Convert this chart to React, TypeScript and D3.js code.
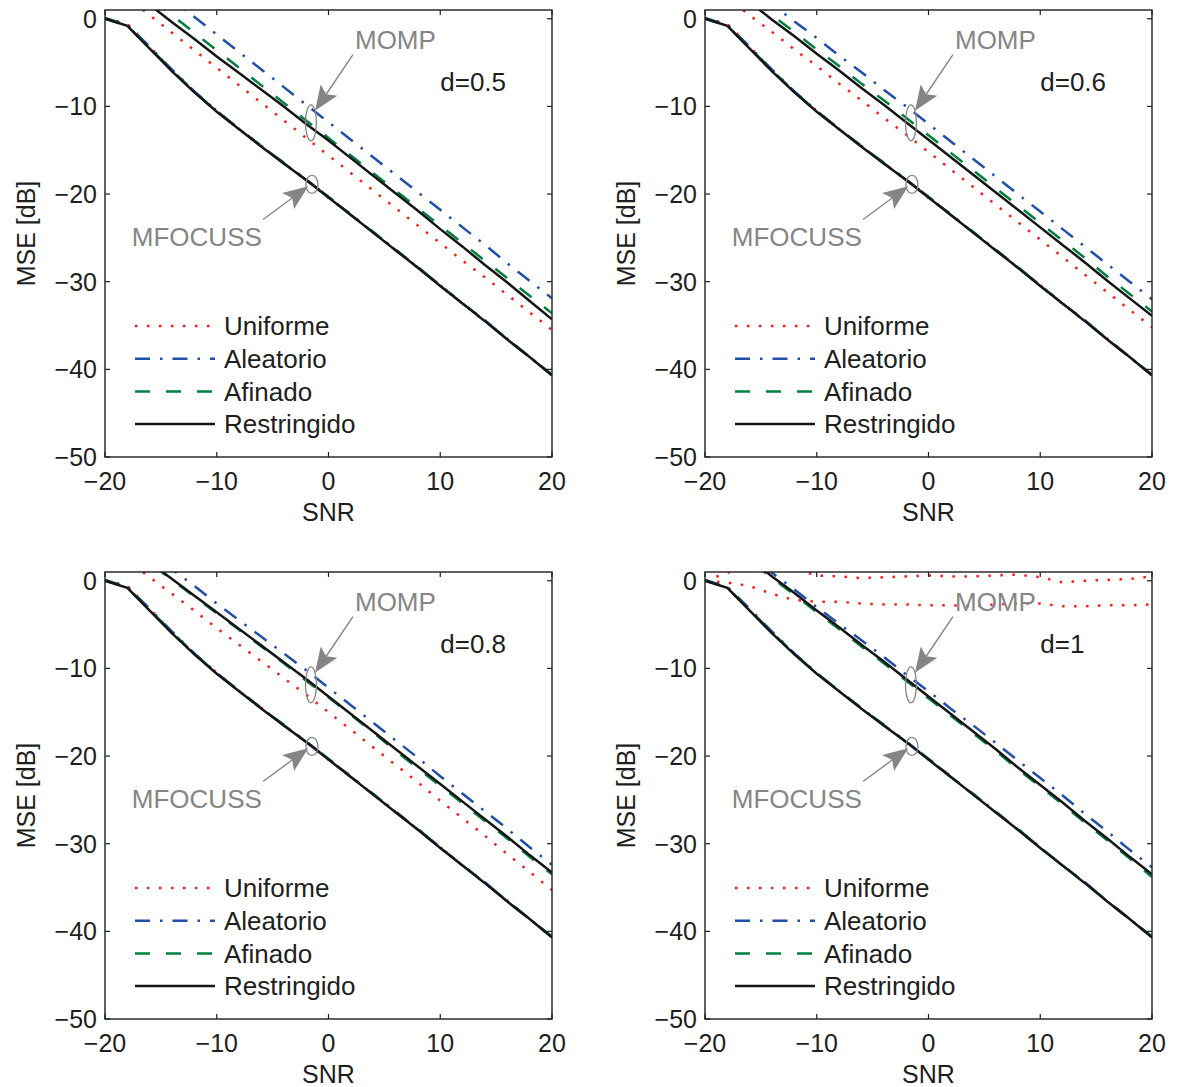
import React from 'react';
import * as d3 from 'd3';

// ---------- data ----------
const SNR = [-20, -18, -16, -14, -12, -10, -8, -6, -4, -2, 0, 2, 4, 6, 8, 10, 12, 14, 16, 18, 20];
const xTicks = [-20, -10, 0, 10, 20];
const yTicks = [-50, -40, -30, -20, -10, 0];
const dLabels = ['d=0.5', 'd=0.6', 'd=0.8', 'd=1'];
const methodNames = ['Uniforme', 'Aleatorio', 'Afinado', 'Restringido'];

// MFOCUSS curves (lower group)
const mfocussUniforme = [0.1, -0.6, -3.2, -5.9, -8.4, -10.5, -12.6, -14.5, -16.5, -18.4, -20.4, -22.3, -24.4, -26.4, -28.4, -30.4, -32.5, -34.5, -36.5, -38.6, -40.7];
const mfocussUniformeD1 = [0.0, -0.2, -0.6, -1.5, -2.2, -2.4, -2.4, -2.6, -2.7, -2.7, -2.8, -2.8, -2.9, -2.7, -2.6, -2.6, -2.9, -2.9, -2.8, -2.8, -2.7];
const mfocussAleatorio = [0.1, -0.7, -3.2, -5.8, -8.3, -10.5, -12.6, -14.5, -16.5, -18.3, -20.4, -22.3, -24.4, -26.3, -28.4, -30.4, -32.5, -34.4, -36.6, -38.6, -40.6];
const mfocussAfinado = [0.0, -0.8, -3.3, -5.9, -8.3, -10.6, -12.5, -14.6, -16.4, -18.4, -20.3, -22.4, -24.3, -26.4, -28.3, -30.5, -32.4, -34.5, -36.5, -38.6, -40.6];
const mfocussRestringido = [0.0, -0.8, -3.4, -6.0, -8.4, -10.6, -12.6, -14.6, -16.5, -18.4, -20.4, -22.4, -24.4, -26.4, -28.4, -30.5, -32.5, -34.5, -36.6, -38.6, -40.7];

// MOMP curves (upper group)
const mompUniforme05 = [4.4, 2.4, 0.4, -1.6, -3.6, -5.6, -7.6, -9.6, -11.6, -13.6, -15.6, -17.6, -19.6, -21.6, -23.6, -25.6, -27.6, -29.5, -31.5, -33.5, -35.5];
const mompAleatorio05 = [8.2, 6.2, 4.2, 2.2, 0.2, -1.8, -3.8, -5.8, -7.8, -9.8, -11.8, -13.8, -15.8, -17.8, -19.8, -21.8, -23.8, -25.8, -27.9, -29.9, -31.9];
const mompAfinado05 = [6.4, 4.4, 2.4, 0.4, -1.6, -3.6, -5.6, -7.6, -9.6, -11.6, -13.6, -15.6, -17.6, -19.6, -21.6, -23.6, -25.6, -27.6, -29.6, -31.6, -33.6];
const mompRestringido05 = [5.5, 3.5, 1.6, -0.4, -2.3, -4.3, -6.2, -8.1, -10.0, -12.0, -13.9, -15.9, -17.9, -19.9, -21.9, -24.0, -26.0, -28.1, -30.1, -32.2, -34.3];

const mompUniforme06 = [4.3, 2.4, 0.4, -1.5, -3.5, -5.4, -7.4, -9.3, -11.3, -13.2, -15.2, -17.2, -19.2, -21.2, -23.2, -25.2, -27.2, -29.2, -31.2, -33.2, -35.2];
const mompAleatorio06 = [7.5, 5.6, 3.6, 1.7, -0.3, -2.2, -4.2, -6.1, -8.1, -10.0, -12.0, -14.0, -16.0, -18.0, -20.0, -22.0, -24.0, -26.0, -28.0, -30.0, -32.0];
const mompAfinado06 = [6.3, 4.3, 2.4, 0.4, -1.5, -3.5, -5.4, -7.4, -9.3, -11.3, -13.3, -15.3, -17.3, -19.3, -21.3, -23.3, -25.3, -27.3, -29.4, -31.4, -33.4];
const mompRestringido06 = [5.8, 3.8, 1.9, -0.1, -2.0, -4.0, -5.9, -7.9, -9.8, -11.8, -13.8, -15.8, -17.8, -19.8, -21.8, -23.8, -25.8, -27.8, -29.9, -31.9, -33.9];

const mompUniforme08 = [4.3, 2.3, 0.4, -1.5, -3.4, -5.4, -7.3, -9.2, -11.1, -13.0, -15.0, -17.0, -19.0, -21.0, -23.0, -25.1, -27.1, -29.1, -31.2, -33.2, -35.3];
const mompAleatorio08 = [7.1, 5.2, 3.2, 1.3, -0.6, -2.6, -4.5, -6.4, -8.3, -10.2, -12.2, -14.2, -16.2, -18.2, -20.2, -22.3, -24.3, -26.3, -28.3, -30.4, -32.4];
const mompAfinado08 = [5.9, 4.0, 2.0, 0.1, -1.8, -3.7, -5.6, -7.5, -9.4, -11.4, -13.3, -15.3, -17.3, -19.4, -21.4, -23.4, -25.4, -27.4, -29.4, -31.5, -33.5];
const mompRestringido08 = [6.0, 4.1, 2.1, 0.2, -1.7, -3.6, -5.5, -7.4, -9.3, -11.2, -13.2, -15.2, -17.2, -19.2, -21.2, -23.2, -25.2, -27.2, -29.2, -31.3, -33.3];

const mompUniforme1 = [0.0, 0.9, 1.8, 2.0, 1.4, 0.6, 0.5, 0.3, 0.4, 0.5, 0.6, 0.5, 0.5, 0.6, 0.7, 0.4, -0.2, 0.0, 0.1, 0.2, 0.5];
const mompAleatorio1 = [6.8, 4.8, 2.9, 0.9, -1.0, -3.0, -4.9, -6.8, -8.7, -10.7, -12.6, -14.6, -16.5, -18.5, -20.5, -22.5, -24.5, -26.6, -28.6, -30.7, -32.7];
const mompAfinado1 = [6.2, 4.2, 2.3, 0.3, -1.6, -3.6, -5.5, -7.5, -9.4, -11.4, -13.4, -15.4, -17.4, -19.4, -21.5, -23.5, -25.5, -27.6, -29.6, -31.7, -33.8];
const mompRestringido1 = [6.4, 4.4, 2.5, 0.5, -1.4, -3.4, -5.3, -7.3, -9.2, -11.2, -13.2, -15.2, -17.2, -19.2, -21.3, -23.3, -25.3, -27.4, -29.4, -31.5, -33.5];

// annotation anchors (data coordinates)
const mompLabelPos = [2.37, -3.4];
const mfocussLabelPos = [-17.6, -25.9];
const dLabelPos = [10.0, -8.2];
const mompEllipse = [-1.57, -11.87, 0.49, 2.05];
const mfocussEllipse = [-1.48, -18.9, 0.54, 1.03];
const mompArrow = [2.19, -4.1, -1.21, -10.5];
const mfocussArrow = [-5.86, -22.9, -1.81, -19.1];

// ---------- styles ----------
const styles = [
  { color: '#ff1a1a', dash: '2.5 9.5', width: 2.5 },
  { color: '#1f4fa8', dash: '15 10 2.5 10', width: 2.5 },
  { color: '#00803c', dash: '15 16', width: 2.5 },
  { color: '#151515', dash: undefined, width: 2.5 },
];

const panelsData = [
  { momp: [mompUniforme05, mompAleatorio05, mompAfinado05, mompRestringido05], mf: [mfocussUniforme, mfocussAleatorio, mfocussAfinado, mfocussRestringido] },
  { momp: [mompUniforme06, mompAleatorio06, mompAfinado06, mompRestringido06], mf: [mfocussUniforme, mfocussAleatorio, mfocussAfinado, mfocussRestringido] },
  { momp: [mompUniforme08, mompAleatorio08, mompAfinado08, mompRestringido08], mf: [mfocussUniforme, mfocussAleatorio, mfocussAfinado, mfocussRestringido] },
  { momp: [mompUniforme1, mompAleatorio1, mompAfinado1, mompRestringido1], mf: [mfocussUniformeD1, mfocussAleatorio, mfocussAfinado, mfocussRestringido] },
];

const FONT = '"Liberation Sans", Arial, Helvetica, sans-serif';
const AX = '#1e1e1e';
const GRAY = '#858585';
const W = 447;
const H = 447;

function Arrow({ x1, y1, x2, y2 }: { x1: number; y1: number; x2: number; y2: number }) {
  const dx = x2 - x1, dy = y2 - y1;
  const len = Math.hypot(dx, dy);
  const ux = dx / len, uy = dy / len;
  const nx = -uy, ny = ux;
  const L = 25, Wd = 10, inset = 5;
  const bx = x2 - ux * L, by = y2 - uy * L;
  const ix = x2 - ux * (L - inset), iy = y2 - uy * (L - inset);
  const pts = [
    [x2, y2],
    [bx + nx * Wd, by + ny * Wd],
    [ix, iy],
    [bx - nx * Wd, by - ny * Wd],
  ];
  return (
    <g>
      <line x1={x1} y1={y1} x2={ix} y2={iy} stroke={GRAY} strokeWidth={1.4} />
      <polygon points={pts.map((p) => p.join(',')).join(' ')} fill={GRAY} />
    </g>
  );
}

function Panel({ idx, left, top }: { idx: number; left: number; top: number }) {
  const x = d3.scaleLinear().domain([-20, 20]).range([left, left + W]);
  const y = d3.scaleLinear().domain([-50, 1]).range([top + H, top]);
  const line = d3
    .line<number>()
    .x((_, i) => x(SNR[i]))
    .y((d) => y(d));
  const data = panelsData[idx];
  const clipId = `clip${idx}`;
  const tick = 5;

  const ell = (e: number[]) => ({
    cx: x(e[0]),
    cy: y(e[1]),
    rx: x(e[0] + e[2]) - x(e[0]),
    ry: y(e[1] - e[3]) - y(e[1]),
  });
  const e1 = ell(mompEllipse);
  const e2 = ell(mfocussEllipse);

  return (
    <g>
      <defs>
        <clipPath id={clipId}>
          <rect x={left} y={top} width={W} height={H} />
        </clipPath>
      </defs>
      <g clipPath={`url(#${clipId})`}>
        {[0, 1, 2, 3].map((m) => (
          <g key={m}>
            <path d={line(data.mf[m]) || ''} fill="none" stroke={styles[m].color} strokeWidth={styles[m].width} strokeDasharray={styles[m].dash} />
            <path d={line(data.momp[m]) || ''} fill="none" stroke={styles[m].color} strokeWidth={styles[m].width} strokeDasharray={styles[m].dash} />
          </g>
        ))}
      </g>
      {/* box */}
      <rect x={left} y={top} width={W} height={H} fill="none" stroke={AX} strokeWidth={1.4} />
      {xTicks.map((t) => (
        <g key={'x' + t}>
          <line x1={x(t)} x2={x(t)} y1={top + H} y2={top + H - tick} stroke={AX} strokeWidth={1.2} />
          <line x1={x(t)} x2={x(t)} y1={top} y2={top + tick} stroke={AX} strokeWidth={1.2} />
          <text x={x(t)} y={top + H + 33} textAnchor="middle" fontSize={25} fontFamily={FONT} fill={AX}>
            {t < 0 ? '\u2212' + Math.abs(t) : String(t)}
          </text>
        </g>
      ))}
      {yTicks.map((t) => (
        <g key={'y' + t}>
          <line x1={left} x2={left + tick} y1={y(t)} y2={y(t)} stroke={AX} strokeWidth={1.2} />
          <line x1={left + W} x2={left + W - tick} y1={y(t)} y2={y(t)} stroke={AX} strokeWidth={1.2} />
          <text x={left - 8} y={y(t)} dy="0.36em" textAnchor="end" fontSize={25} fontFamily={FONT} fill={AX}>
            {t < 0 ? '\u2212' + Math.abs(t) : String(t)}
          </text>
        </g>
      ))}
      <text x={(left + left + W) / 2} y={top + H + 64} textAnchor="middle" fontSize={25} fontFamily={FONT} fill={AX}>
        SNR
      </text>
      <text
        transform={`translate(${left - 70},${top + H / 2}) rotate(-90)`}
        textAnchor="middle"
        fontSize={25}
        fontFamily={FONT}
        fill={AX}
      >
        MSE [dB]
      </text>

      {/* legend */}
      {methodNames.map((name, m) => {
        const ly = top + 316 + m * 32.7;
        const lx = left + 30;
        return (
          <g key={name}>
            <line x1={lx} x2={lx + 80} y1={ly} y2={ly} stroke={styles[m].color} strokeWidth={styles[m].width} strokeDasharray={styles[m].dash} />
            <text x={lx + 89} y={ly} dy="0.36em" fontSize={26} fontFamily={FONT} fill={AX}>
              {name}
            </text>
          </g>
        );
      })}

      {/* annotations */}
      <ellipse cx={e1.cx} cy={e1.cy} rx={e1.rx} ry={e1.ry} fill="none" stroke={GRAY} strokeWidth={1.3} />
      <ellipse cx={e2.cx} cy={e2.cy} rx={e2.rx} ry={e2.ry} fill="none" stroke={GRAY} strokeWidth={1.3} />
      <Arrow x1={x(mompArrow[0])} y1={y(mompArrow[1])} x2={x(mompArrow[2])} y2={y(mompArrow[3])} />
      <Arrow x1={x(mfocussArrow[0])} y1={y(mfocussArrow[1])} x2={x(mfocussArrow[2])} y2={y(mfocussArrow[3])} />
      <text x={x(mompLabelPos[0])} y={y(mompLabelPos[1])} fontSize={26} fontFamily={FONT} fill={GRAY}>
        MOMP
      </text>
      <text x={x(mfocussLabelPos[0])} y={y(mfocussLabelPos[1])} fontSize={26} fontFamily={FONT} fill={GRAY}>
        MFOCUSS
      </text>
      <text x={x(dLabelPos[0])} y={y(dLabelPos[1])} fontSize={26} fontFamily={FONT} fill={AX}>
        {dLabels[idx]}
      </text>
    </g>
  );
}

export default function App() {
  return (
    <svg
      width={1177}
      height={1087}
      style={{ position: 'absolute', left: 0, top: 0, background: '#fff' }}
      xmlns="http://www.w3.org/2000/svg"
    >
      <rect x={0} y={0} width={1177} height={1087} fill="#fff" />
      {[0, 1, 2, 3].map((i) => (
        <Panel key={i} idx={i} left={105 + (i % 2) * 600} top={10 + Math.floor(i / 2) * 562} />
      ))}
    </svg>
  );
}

Prompt – Your task is to return the lines above, from the first one up to and including the line containing "['Uniforme', 'Aleatorio', 'Afinado', 'Restringido'];", minus any pictures.

Correct answer –
Convert this chart to React, TypeScript and D3.js code.
import React from 'react';
import * as d3 from 'd3';

// ---------- data ----------
const SNR = [-20, -18, -16, -14, -12, -10, -8, -6, -4, -2, 0, 2, 4, 6, 8, 10, 12, 14, 16, 18, 20];
const xTicks = [-20, -10, 0, 10, 20];
const yTicks = [-50, -40, -30, -20, -10, 0];
const dLabels = ['d=0.5', 'd=0.6', 'd=0.8', 'd=1'];
const methodNames = ['Uniforme', 'Aleatorio', 'Afinado', 'Restringido'];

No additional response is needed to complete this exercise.